Time crystals are a strange state of matter with properties that sound impossible, but they have been created. Now, German scientists have made one that lasts 10 million times longer than in previous experiments.
If we wanted to make an everyday object sound sci-fi, it could be said that what we commonly call crystals are actually “space crystals.” Those things in your jewelry or just your salt shaker get their shape thanks to their atoms arranging themselves in a pattern that repeats across space.
But since space and time are often treated as two components of the same “fabric,” does that mean there are also crystals with patterns that repeat in time? That was the hypothesis put forward by Frank Wilczek, a Nobel Prize laureate and physicist at MIT, in 2012.
It’s hard to understand how that would work, but a common analogy is to picture a bowl of Jell-O, and imagine how it would react to being tapped with a spoon. Usually you’d expect it to jiggle for a few seconds, then stop. But if this Jell-O was a time crystal, it might jiggle after a delay, stop, jiggle again, stop again, and repeat the process more or less indefinitely, even without any further input from another tap.
It might sound uncomfortably close to a perpetual motion machine, but time crystals don’t actually break any laws of thermodynamics, and the amount of entropy in the system remains constant. For a few years scientists argued about whether or not their existence was possible, until in 2017 a team finally managed to create time crystals in the lab. Later studies found them in children’s crystal-growing kits and quantum computer processors, and even observed them interacting with each other.

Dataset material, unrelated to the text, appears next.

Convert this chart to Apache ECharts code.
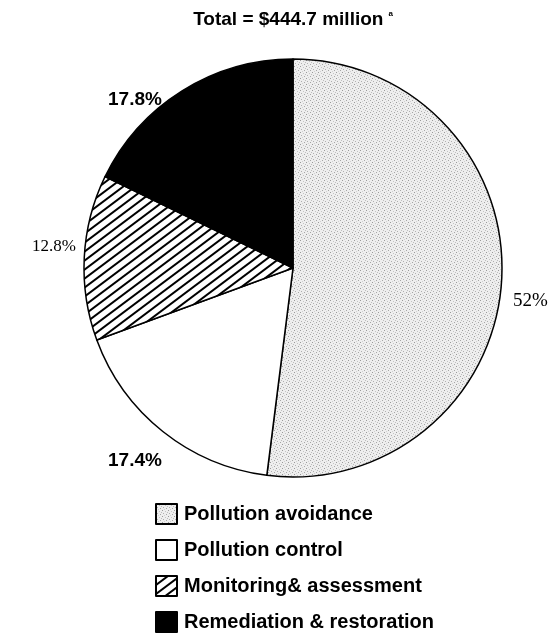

But these examples didn’t capture the true essence of a time crystal, only some of the out-of-sync behavior. They were, to continue the earlier analogy, tapping the Jell-O once per second and watching it jiggle only every two seconds. A true time crystal would start jiggling by itself, and then jiggle on a periodic pattern indefinitely. This kind of time crystal was only demonstrated for the first time in 2022, but it only lasted a few milliseconds.
Now, scientists at Dortmund University in Germany have created one that lasts 10 million times longer. It’s made of indium gallium arsenide, which is then continuously lit up until the crystal’s nuclear spin becomes polarized. After a while, the team says, the nucleus spontaneously begins to oscillate in a predictable pattern, in a process equivalent to a time crystal. In their experiments, the researchers recorded this lasting for 40 minutes, but say it could potentially keep going for much longer.
The team says the time frame of the crystal’s cycle can be changed by tweaking the experimental conditions. It can also be made to “melt,” which in this case means losing its pattern and beginning to manifest some chaotic behavior. This could open a new realm of study.
The research was published in the journal Nature Physics.